Digital transformation is now the major driver for many business decisions made every day worldwide. It’s transforming the way we deliver and improve the customer experience and is essential to driving innovation. As disrupters like Amazon and Uber continue to set the pace for customer expectations, demand for a more personalised and predictive experience is heating up.
These customer expectations are not just impacting the B2C world. B2B organisations are adapting to cope with these changing demands. One example is the move to models that are often cloud based, supplied and billed in subscription models. Companies that were once entirely focused on selling boxes of products have shifted models to focus more heavily on software licensing to enable them to deliver these experiences.

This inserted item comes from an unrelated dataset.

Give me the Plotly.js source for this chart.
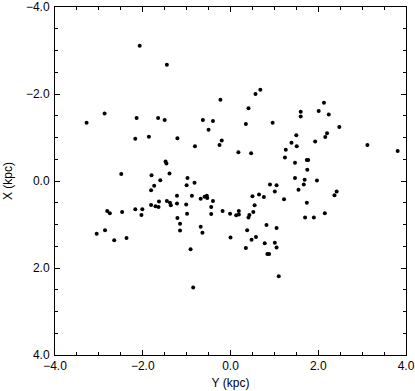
<!DOCTYPE html>
<html>
<head>
<meta charset="utf-8">
<script src="https://cdn.plot.ly/plotly-3.0.1.min.js"></script>
<style>
  html, body { margin: 0; padding: 0; background: #fff; }
  #chart { width: 415px; height: 391px; }
</style>
</head>
<body>
<div id="chart"></div>
<script>
// Galactic positions of the sample, Y (kpc) horizontal, X (kpc) vertical (reversed).
const posY = [
  -2.07, -1.45, -0.23, -2.87, -3.28, -2.14, -1.65, -1.50, -0.63, -0.40,
  -0.50, -2.17, -1.86, -1.21, -0.81, -0.20, -0.25, -1.48, -1.46, -2.49,
  -1.80, -1.39, -1.60, -0.98, -0.82, -1.74, -1.00, -1.81,  0.68,  0.57,
   0.41,  0.35,  0.96,  1.60,  1.60,  2.13,  2.01,  2.24,  2.48,  1.50,
   1.39,  1.51,  1.26,  1.93,  2.20,  2.16,  3.12,  3.81,  0.18,  0.47,
   1.24,  1.47,  1.74,  1.77,  1.75,  1.47,  1.69,  1.97,  0.90,  1.05,
   1.67,  1.01,  1.55,  1.22,  1.74,  0.50,  0.65,  0.76,  0.55,  0.52,
   0.43,  0.41,  0.19,  0.19,  0.13, -0.01,  2.42,  2.37,  1.70,  1.90,
   2.15,  0.82,  1.05,  0.38,  0.48,  0.58,  0.35,  0.78,  1.01,  1.05,
   0.84,  0.88,  1.10,  0.00, -1.81, -1.71, -1.64, -1.63, -1.45, -1.38,
  -1.36, -1.22, -1.22, -1.01, -0.88, -0.99, -0.68, -0.59, -0.54, -0.53,
  -0.40, -0.44, -0.44, -0.18, -1.21, -1.15, -1.15, -0.68, -0.64, -0.91,
  -0.85, -2.81, -2.75, -2.47, -2.17, -2.01, -2.03, -3.05, -2.86, -2.65,
  -2.37
];
const posX = [
  -3.11, -2.67, -1.87, -1.55, -1.34, -1.45, -1.45, -1.40, -1.40, -1.38,
  -1.18, -0.97, -1.02, -0.98, -0.80, -0.93, -0.83, -0.45, -0.40, -0.16,
  -0.13, -0.17, -0.02, -0.07,  0.04,  0.11,  0.10,  0.21, -2.10, -2.00,
  -1.67, -1.31, -1.34, -1.59, -1.48, -1.80, -1.61, -1.53, -1.24, -1.05,
  -0.88, -0.80, -0.72, -0.91, -1.10, -1.01, -0.83, -0.69, -0.66, -0.64,
  -0.54, -0.42, -0.48, -0.48, -0.26, -0.07, -0.03, -0.01,  0.08,  0.10,
   0.08,  0.24,  0.20,  0.42,  0.50,  0.35,  0.31,  0.37,  0.56,  0.71,
   0.78,  0.84,  0.69,  0.77,  0.79,  0.75,  0.24,  0.33,  0.84,  0.84,
   0.74,  1.01,  1.08,  1.13,  1.35,  1.29,  1.54,  1.43,  1.42,  1.53,
   1.68,  1.68,  2.19,  1.30,  0.55,  0.58,  0.60,  0.47,  0.46,  0.50,
   0.56,  0.34,  0.52,  0.54,  0.34,  0.75,  0.41,  0.36,  0.34,  0.39,
   0.46,  0.60,  0.76,  0.69,  0.85,  0.98,  1.14,  1.05,  1.19,  1.57,
   2.45,  0.69,  0.74,  0.71,  0.65,  0.65,  0.78,  1.21,  1.13,  1.36,
   1.31
];

const font = { family: "Liberation Sans, Arial, sans-serif", size: 12, color: "#000" };

const axisBase = {
  range: [-4, 4],
  dtick: 2,
  tick0: 0,
  tickformat: ".1f",
  ticks: "inside",
  ticklen: 5,
  tickwidth: 1,
  tickcolor: "#000",
  minor: { dtick: 0.5, ticks: "inside", ticklen: 3, tickwidth: 1, tickcolor: "#000" },
  showline: true,
  linecolor: "#000",
  linewidth: 1,
  mirror: "allticks",
  showgrid: false,
  zeroline: false,
  tickfont: font,
  ticklabeloverflow: "allow",
};

const trace = {
  x: posY, y: posX, type: "scatter", mode: "markers",
  marker: { color: "#000", size: 4 },
  hoverinfo: "none",
  cliponaxis: false,
};

const layout = {
  width: 415, height: 391,
  paper_bgcolor: "#fff", plot_bgcolor: "#fff",
  margin: { l: 55, r: 9, t: 7, b: 36 },
  showlegend: false,
  font: font,
  xaxis: Object.assign({}, axisBase, {
    title: { text: "Y (kpc)", font: font, standoff: 6 },
  }),
  yaxis: Object.assign({}, axisBase, {
    range: [4, -4],
    ticklabelstandoff: 2,
    title: { text: "X (kpc)", font: font, standoff: 10 },
  }),
};

Plotly.newPlot("chart", [trace], layout, { displayModeBar: false, staticPlot: true });
</script>
</body>
</html>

While this means end users receive an always-on service with regular upgrades, a significant shift in mindset and organisational change required. But, from conversations with our customers and partners, we’ve seen several challenges that businesses are facing in order to reap the benefits and open up new revenue streams.
1. Jumping on board
For a digital transformation project to succeed, achieving buy-in across an organisation is vital. A common issue is a fear of change, with ‘server huggers’ often reluctant to move to the cloud due to a fear that they will lose ownership of their part of the business. Often, this is less fear of change and more concern over the knock-on effects it can bring. Shifting a business model from selling products to services requires a re-think in many areas of an organisation, from the IT services provided to how staff are incentivised.

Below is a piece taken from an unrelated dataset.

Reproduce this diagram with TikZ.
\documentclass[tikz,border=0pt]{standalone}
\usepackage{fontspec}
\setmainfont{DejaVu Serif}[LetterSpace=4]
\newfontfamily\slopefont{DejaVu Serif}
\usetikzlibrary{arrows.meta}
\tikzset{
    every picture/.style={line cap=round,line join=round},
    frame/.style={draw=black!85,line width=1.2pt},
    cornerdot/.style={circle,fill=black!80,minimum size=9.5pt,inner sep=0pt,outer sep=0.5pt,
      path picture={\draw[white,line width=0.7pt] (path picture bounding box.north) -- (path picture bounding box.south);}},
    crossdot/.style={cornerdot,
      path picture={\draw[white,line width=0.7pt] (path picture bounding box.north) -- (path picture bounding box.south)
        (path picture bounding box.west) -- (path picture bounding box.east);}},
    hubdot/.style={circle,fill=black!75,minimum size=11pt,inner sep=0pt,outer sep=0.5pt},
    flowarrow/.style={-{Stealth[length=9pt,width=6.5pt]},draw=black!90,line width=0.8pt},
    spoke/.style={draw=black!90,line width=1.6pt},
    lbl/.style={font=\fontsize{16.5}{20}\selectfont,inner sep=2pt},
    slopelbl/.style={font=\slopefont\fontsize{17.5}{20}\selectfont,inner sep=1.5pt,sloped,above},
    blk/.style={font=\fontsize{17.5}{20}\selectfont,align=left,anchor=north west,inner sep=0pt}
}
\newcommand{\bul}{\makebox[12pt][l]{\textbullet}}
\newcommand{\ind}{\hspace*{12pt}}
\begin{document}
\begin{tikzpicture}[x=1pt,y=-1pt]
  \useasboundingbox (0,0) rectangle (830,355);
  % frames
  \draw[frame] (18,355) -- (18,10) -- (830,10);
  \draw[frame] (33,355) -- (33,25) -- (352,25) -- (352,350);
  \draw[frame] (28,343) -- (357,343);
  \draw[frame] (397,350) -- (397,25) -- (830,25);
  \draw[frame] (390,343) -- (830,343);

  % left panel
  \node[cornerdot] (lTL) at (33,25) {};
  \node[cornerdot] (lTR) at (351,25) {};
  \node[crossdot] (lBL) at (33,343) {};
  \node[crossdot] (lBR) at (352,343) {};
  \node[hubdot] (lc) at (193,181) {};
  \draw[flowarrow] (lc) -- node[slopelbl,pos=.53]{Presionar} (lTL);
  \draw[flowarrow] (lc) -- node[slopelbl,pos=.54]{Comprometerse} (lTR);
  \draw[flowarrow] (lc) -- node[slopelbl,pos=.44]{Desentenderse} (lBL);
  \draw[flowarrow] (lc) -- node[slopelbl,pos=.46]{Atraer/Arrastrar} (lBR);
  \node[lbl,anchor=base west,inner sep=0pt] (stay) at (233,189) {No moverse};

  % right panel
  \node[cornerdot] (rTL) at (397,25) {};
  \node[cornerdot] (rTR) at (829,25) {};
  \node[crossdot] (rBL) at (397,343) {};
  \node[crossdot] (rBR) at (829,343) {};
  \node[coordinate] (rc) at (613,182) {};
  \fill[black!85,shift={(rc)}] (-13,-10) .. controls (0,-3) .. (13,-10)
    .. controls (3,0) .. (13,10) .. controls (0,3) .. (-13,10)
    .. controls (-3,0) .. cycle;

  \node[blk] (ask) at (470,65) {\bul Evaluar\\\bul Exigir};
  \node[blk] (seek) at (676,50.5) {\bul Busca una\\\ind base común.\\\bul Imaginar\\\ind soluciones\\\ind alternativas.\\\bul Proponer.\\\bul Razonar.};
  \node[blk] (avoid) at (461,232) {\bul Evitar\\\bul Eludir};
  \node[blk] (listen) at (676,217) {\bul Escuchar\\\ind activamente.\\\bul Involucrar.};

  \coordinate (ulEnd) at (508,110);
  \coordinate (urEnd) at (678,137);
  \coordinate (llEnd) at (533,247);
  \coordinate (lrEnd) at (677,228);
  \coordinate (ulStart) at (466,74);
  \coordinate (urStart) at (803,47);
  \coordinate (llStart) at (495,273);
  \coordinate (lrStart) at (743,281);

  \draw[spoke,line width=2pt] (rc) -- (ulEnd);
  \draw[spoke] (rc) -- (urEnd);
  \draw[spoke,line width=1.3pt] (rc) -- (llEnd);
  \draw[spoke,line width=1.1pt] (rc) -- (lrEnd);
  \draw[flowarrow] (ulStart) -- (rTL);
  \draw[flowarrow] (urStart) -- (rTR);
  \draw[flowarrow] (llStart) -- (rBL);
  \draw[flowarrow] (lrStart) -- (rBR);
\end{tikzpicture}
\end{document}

For digital transformation leaders, it’s important to take the time to explain the changes taking place and the benefits this will bring. Taking teams through this journey and showing the advantages at every stage at the process will generate buy-in and lead to more engagement in the process, improving its chances of success.
2. Farewell to legacy
With this resistance to change often comes a propensity to hang onto legacy or home-grown systems. Of course, this is often a credible concern, as businesses need to ensure new platforms and processes enable them to carry on serving customers without missing a beat, while their data remains accessible.
The key here is to have an agreed timeline in place, something that outlines the process, the testing that will take place and the milestones that need to be met before legacy systems are fully switched over. Most importantly, if a new type of software licensing model is being introduced, businesses should ensure that all the data required is stored in the correct place and fully integrated with new back-office systems and that the chosen system is scalable. This will streamline operations and ensure the full benefits of digital transformation can be realised.
3. Preparing for change
Another obstacle tends to be around an organisation’s reluctance to adopt new, software-as-a-service (SaaS) models. Monthly upgrades to the SaaS version require an IT team to keep a closer eye on any additional updates or user education needed as a result. Moving from a cap-ex to an op-ex model means a new budgeting process while dealing with licencing will also often require a new knowledge set.
While software licensing is a well understood practice, the ability to monetise services in different ways is often a new concept for businesses. This has led to a lot of businesses bringing in enterprise architects to help lead change efforts and move digital transformation efforts outside of the IT team.
For the businesses selling these software services, a fully consultative approach is required to take their customers through these journeys. Using expertise gathered from previous projects to help customers navigate potential challenges is key. Offering consultation on specific areas that may be new to a business, such as pricing models, will also help resolve any fears they might have, ensuring organisations are set up for success.
Moving from a hardware to a software-based model, or from perpetual to hybrid, consumption or subscription-based models opens many doors for businesses – but only if it’s done correctly. In order to successfully activate and provision the cloud, protect IP and introduce IoT capabilities, businesses must first put the necessary processes in place. When all these pieces of the puzzle are slid into place, organisations can truly embrace the new models that allow them to be more innovative, flexible and secure.